- Exercise instructions:
Return, unaltered, every line from the beginning of the material below up to and including the one with "from matplotlib.colors import".

- Charts and diagrams as code:

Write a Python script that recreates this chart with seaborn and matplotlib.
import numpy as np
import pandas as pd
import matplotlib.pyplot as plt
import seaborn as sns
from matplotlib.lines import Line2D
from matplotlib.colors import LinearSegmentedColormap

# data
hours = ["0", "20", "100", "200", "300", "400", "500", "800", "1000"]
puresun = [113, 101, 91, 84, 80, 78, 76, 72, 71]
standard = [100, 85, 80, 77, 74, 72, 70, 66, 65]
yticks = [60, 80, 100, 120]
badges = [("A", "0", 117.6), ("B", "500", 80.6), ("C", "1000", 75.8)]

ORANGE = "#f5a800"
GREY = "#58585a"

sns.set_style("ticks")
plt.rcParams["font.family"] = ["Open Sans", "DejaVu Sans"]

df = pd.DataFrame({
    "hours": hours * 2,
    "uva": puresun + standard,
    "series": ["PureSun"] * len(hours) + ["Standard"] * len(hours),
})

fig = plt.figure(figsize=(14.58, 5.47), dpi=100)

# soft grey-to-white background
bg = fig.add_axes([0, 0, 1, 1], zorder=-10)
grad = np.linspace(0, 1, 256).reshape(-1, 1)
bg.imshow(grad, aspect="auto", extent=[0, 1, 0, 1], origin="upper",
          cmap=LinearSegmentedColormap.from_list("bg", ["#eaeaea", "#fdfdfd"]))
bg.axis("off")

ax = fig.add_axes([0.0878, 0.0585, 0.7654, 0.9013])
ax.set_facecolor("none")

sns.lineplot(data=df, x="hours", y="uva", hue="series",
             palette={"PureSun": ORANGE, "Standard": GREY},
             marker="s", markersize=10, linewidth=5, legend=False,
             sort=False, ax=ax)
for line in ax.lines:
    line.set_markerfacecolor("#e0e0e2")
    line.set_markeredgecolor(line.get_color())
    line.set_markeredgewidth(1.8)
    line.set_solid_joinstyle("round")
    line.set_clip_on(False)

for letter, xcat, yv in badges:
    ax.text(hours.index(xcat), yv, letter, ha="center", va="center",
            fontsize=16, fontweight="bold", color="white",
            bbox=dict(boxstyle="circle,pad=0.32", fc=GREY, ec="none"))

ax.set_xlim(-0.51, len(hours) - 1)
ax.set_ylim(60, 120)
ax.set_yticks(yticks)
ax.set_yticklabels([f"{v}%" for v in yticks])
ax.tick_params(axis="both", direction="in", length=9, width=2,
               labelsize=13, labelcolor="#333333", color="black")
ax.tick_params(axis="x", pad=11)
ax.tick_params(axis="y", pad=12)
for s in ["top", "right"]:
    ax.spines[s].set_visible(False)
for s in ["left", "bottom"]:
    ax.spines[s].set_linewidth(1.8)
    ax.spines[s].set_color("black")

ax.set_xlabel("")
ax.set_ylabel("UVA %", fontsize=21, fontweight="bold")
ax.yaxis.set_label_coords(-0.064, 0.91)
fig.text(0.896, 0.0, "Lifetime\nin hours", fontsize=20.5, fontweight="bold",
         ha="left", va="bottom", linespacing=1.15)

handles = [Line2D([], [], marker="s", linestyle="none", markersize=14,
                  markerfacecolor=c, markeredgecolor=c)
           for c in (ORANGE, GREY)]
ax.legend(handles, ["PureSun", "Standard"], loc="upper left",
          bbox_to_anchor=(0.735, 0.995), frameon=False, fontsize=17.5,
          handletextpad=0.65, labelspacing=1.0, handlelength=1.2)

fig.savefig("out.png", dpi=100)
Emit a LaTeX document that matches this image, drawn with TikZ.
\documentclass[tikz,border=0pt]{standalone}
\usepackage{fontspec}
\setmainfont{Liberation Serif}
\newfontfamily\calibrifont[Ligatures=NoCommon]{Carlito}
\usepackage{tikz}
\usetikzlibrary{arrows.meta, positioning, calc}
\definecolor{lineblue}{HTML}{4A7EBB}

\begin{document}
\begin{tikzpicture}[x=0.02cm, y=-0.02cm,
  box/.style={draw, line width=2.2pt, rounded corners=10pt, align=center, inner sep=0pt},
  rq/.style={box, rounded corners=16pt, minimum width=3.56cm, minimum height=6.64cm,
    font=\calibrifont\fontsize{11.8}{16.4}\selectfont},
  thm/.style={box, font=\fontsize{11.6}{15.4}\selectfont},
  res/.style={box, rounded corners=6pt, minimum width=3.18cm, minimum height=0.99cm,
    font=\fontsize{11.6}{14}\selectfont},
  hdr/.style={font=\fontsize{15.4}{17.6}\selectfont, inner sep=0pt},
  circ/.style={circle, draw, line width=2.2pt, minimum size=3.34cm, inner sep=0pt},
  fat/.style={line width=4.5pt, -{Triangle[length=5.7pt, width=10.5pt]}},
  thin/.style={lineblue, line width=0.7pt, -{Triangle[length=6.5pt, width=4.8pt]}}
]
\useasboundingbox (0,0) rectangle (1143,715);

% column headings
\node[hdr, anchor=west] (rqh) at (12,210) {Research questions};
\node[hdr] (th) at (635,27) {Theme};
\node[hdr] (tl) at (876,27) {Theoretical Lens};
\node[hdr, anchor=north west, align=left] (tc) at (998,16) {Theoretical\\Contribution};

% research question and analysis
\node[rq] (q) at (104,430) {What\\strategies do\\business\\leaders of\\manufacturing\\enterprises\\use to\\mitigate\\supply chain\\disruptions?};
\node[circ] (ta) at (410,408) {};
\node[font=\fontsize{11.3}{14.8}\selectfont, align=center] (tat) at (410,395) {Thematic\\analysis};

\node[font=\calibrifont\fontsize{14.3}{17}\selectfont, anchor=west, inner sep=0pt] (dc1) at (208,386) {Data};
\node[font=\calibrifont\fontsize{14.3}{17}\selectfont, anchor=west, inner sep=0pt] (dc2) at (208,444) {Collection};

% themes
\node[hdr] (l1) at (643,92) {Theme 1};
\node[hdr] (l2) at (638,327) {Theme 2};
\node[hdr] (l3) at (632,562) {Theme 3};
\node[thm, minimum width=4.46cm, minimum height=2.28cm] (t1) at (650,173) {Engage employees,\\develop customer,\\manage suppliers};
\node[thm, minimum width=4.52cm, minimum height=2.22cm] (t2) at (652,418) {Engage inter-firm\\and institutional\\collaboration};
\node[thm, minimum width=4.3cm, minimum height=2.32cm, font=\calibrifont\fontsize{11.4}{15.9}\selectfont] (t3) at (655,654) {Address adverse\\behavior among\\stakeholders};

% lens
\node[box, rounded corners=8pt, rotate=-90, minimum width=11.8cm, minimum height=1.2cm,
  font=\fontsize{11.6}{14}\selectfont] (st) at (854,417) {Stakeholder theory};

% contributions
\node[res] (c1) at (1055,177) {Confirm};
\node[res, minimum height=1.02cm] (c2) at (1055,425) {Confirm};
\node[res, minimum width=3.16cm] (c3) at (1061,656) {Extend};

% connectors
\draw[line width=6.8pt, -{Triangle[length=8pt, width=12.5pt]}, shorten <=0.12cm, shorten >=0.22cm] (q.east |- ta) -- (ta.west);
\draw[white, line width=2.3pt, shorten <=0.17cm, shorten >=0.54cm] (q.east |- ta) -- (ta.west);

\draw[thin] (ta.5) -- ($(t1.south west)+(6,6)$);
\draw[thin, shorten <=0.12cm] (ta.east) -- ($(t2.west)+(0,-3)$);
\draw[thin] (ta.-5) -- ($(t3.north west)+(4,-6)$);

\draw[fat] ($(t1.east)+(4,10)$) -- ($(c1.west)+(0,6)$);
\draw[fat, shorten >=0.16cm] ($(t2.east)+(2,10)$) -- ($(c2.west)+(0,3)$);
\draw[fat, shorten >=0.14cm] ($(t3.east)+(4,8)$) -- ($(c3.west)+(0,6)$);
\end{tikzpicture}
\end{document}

- Task output:
Write a Python script that recreates this chart with seaborn and matplotlib.
import numpy as np
import pandas as pd
import matplotlib.pyplot as plt
import seaborn as sns
from matplotlib.lines import Line2D
from matplotlib.colors import LinearSegmentedColormap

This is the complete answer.